Is the pain shared fairly?

Friday 22nd October 2010, 3:00PM BST.

EARLIER in the year, ministers issued a discussion paper on taxation which might be introduced to complement the savings that they are promising to make through their wide-ranging review of public sector spending.
EARLIER in the year, ministers issued a discussion paper on taxation which might be introduced to complement the savings that they are promising to make through their wide-ranging review of public sector spending. The way in which the paper was presented made it quite apparent that certain measures were already clear favourites and that others were definite also-rans.

Anyone who took the trouble to study the discussion paper will not be surprised by the fiscal proposals in the draft Budget statement for 2011. The statement, made public today, together with expenditure proposals for 2012 and 2013, reveals that Treasury Minister Phillip Ozouf will be asking the States to approve a two per cent increase in GST to five per cent, plus the introduction of a two per cent levy on social security payments above the present ceiling for both employees and employers.

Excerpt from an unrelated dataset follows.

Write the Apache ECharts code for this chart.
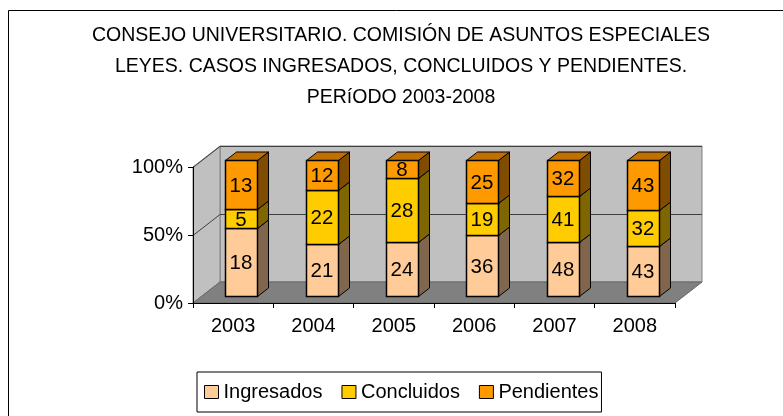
<!DOCTYPE html>
<html>
<head>
<meta charset="utf-8">
<script src="https://cdn.jsdelivr.net/npm/echarts@6/dist/echarts.min.js"></script>
<style>
  html, body { margin: 0; padding: 0; background: #fff; }
  #chart { width: 783px; height: 416px; }
</style>
</head>
<body>
<div id="chart"></div>
<script>
var years = ['2003', '2004', '2005', '2006', '2007', '2008'];
var ingresados = [18, 21, 24, 36, 48, 43];
var concluidos = [5, 22, 28, 19, 41, 32];
var pendientes = [13, 12, 8, 25, 32, 43];
var yTicks = [0, 50, 100];

var FONT = '"Liberation Sans", Arial, sans-serif';
// depth of the fake 3d box
var DX = 27, DY = -21;
// bar front offset and bar depth
var OX = 8, OY = -7, BDX = 11, BDY = -8.5, BW = 32;

// turn raw counts into stacked percent segments [cat, start, end, raw]
function stackPct(idx) {
  var all = [ingresados, concluidos, pendientes];
  return years.map(function (y, i) {
    var tot = ingresados[i] + concluidos[i] + pendientes[i];
    var start = 0;
    for (var k = 0; k < idx; k++) start += all[k][i] / tot * 100;
    var end = start + all[idx][i] / tot * 100;
    return [i, start, end, all[idx][i]];
  });
}

function renderWalls(params, api) {
  var cs = params.coordSys;
  var x0 = cs.x, x1 = cs.x + cs.width, yT = cs.y, yB = cs.y + cs.height;
  var kids = [
    { type: 'polygon', shape: { points: [[x0 + DX, yT + DY], [x1 + DX, yT + DY], [x1 + DX, yB + DY], [x0 + DX, yB + DY]] },
      style: { fill: '#c0c0c0', stroke: '#808080', lineWidth: 1 } },
    { type: 'polygon', shape: { points: [[x0, yT], [x0 + DX, yT + DY], [x0 + DX, yB + DY], [x0, yB]] },
      style: { fill: '#c0c0c0', stroke: '#808080', lineWidth: 1 } },
    { type: 'polygon', shape: { points: [[x0, yB], [x1, yB], [x1 + DX, yB + DY], [x0 + DX, yB + DY]] },
      style: { fill: '#808080', stroke: '#666', lineWidth: 1 } }
  ];
  yTicks.forEach(function (v) {
    if (v === 0) return;
    var y = Math.round(api.coord([0, v])[1]) + 0.5;
    kids.push({ type: 'polyline', shape: { points: [[x0, y], [x0 + DX, y + DY], [x1 + DX, y + DY]] },
      style: { stroke: '#404040', lineWidth: 1, fill: null } });
  });
  return { type: 'group', children: kids };
}

function makeBar(front, side, top, isTop) {
  return function (params, api) {
    var i = api.value(0);
    var b = api.coord([i, api.value(1)]);
    var e = api.coord([i, api.value(2)]);
    var cx = Math.round(b[0] + OX);
    var yb = Math.round(b[1] + OY) + 0.5, yt = Math.round(e[1] + OY) + 0.5;
    var xl = cx - BW / 2 + 0.5, xr = cx + BW / 2 + 0.5;
    var kids = [
      { type: 'polygon', shape: { points: [[xr, yt], [xr + BDX, yt + BDY], [xr + BDX, yb + BDY], [xr, yb]] },
        style: { fill: side, stroke: '#000', lineWidth: 1 } }
    ];
    if (isTop) {
      kids.push({ type: 'polygon', shape: { points: [[xl, yt], [xl + BDX, yt + BDY], [xr + BDX, yt + BDY], [xr, yt]] },
        style: { fill: top, stroke: '#000', lineWidth: 1 } });
    }
    kids.push({ type: 'rect', shape: { x: xl, y: yt, width: BW, height: yb - yt },
      style: { fill: front, stroke: '#000', lineWidth: 1.5 } });
    kids.push({ type: 'text', x: cx, y: (yt + yb) / 2 + 1,
      style: { text: String(api.value(3)), fill: '#000', fontSize: 20.5, fontFamily: FONT, align: 'center', verticalAlign: 'middle' } });
    return { type: 'group', children: kids };
  };
}

var chart = echarts.init(document.getElementById('chart'));
chart.setOption({
  backgroundColor: '#fff',
  animation: false,
  title: {
    text: 'CONSEJO UNIVERSITARIO. COMISIÓN DE ASUNTOS ESPECIALES\nLEYES. CASOS INGRESADOS, CONCLUIDOS Y PENDIENTES.\nPERíODO 2003-2008',
    left: 401, top: 20, padding: 0, textAlign: 'center',
    textStyle: { fontSize: 19.5, fontWeight: 'normal', color: '#000', fontFamily: FONT, lineHeight: 31 }
  },
  graphic: [
    { type: 'rect', z: -10, shape: { x: 8.5, y: 10.5, width: 900, height: 600 },
      style: { fill: null, stroke: '#000', lineWidth: 1 } }
  ],
  legend: {
    data: ['Ingresados', 'Concluidos', 'Pendientes'],
    left: 197, top: 372,
    padding: [10, 3, 10, 7],
    borderColor: '#000', borderWidth: 1,
    icon: 'rect', itemWidth: 14, itemHeight: 13, itemGap: 19,
    itemStyle: { borderColor: '#000', borderWidth: 1 },
    textStyle: { fontSize: 20, color: '#000', fontFamily: FONT }
  },
  grid: { left: 193, right: 108, top: 167, bottom: 113 },
  xAxis: {
    type: 'category', data: years, z: 10,
    axisLine: { lineStyle: { color: '#000', width: 1 } },
    axisTick: { show: true, length: 5, lineStyle: { color: '#000' } },
    axisLabel: { fontSize: 20, color: '#000', fontFamily: FONT, margin: 13 },
    splitLine: { show: false }
  },
  yAxis: {
    type: 'value', min: 0, max: 100, interval: 50, z: 10,
    axisLine: { show: true, lineStyle: { color: '#000', width: 1 } },
    axisTick: { show: true, length: 5, lineStyle: { color: '#000' } },
    axisLabel: { fontSize: 20, color: '#000', fontFamily: FONT, formatter: '{value}%', margin: 10 },
    splitLine: { show: false }
  },
  series: [
    { name: 'walls', type: 'custom', z: 1, silent: true, renderItem: renderWalls,
      data: [[0, 0]], encode: { x: 0, y: 1 } },
    { name: 'Ingresados', type: 'custom', z: 2, itemStyle: { color: '#FFCC99' },
      renderItem: makeBar('#FFCC99', '#80664D', '#CCA37A', false),
      data: stackPct(0), encode: { x: 0, y: [1, 2] } },
    { name: 'Concluidos', type: 'custom', z: 3, itemStyle: { color: '#FFCC00' },
      renderItem: makeBar('#FFCC00', '#806600', '#CCA300', false),
      data: stackPct(1), encode: { x: 0, y: [1, 2] } },
    { name: 'Pendientes', type: 'custom', z: 4, itemStyle: { color: '#FF9900' },
      renderItem: makeBar('#FF9900', '#804C00', '#C07000', true),
      data: stackPct(2), encode: { x: 0, y: [1, 2] } }
  ]
});
</script>
</body>
</html>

Against the background of promised cuts and promised tax increases, the Island has, for many months, been bracing itself for bad news. However, although the proposed measures are clearly an element of that bad news, Senator Ozouf will argue, with some justification, that it could be worse and that what is now on the table represents a fair way of helping to raise the sums that are necessary if future budgets are to be balanced. In the draft document, he also says that international businesses should be required to play its part through paying higher fees, a measure which would raise £3 million in additional revenues.

Unfortunately – at least from the Senator’s point of view – a great many Islanders will be far less sanguine about the proposed rise in GST and the proposed change in social security rules. Some might also wonder if the extra £3 million that it is proposed should be extracted from international businesses amounts to a sufficient levy from such a wealthy sector.

In the case of GST, there will be two concerns. The less well off, and those who consider the plight of the less well off, will be wondering if the promised ‘compensation’ will provide effective protection for those on low incomes. The additional two per cent will also be seen as only the thin end of the GST wedge.
The extra social security levy, meanwhile, will be a further blow to be endured by middle Jersey, that sector of the community which is already reeling under the growing pressure of 20 means 20 taxation.